All of those machinations provide a steady nail-biting level of suspense
and mystery, and the film even includes some music and romance, but Verhoeven doesn't shy
away from the real tragedies of the war. He just works them into the
story. During the war there are rich Dutch Jews slaughtered for their
wealth, mowed down by a combination of Dutch traitors and rogue Nazis. After
the war there are collaborators bathed in shit by their own countrymen, and
feckless Allied administrators who make poor decisions with fatal
consequences. Along the way there
are sympathetic characters mowed down by machine gun bullets and tortured by
the SS, as well as people killed by bombs dropped in error, and numerous
other tragedies of war.
You should not expect this film to be part of a smooth continuum with
Verhoeven's early Dutch films. It is very much a slick Hollywood-style film,
except for the extensive nudity. The budget was $22 million, but it looks
bigger. And it's not a heavy-handed or preachy film. In terms of combining
romance and entertainment with tragedy and stirring themes, Black Book might
be fairly called the Dutch Casablanca. And considering how much I love
Casablanca, I do not make that comparison lightly. Of course, the tragedy of
war is portrayed more graphically and in more accurate detail in 2006 than
it was in Casablanca's time, given
the new levels of film technology and the public's current level of
tolerance for extreme sex and violence, so this film is more realistic, less
romantic than Casablanca, but given the differences in time and place, the
comparison is not unwarranted. Good characters, good story, important ideas.

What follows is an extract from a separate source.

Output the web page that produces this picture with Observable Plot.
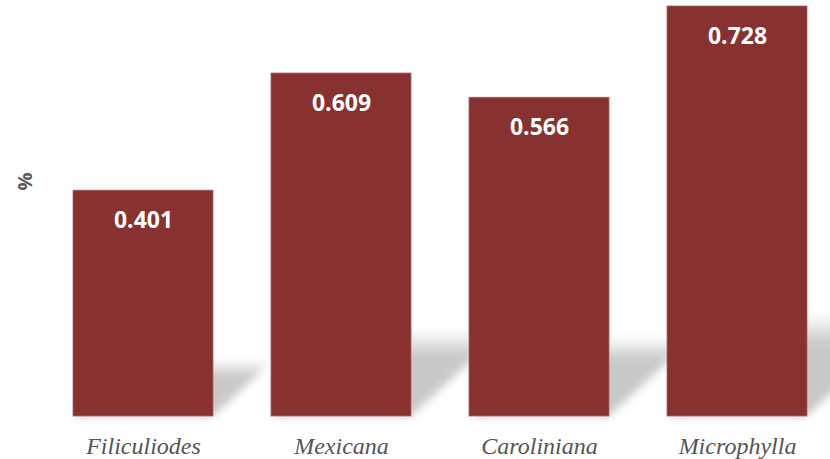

I shouldn't leave you with the impression that this film is flawless.
Perhaps it should have been, with a little more effort, but Verhoeven and
his co-author got some period details wrong. In terms of anachronisms, there
are modern-style toilet paper dispensers, electric trains, bikes with rubber
tires, and sheep in the fields, all details which don't correspond to the
reality of the Netherlands in the winter of 1944 and spring of 1945. But in
the context of what the film does accomplish, those are small matters.
Not everyone admired the film. The New York Post wrote, "On the one hand,
Black Book has the artiness of subtitles, the dramatic weight of history,
and the desperate heroics of Jews hiding from Nazis. On the other hand, it
has Paul Verhoeven." The New Yorker wrote: "This is trash pretending to
serve the cause of history: a Dirty Dozen knockoff with one eye on
Schindler’s List."
Fair enough. Accurate statements.
Except that's what I liked about the film!
The film fails neither to honor history's heroes nor mourn its
incalculable losses, but it remembers to tell a story in an entertaining,
engaging way. Personally, I do not see that as a negative. There are
intrigues and romances and good yarns which can lighten even the darkest of
times, and we need not always dwell entirely on the darkness. (Nor does
Schindler's List do so.) Politics and greed and love and the minor struggles
of life always continue inside the greater ones. Even if you do see the "Dirty Dozen meets
Schindler's List" aspect in a negative light, you should find your distaste
largely offset by the very strong female lead (one of the greatest roles
ever written for a woman), and the film's stubborn unwillingness to fall
into the "black vs. white" view of history.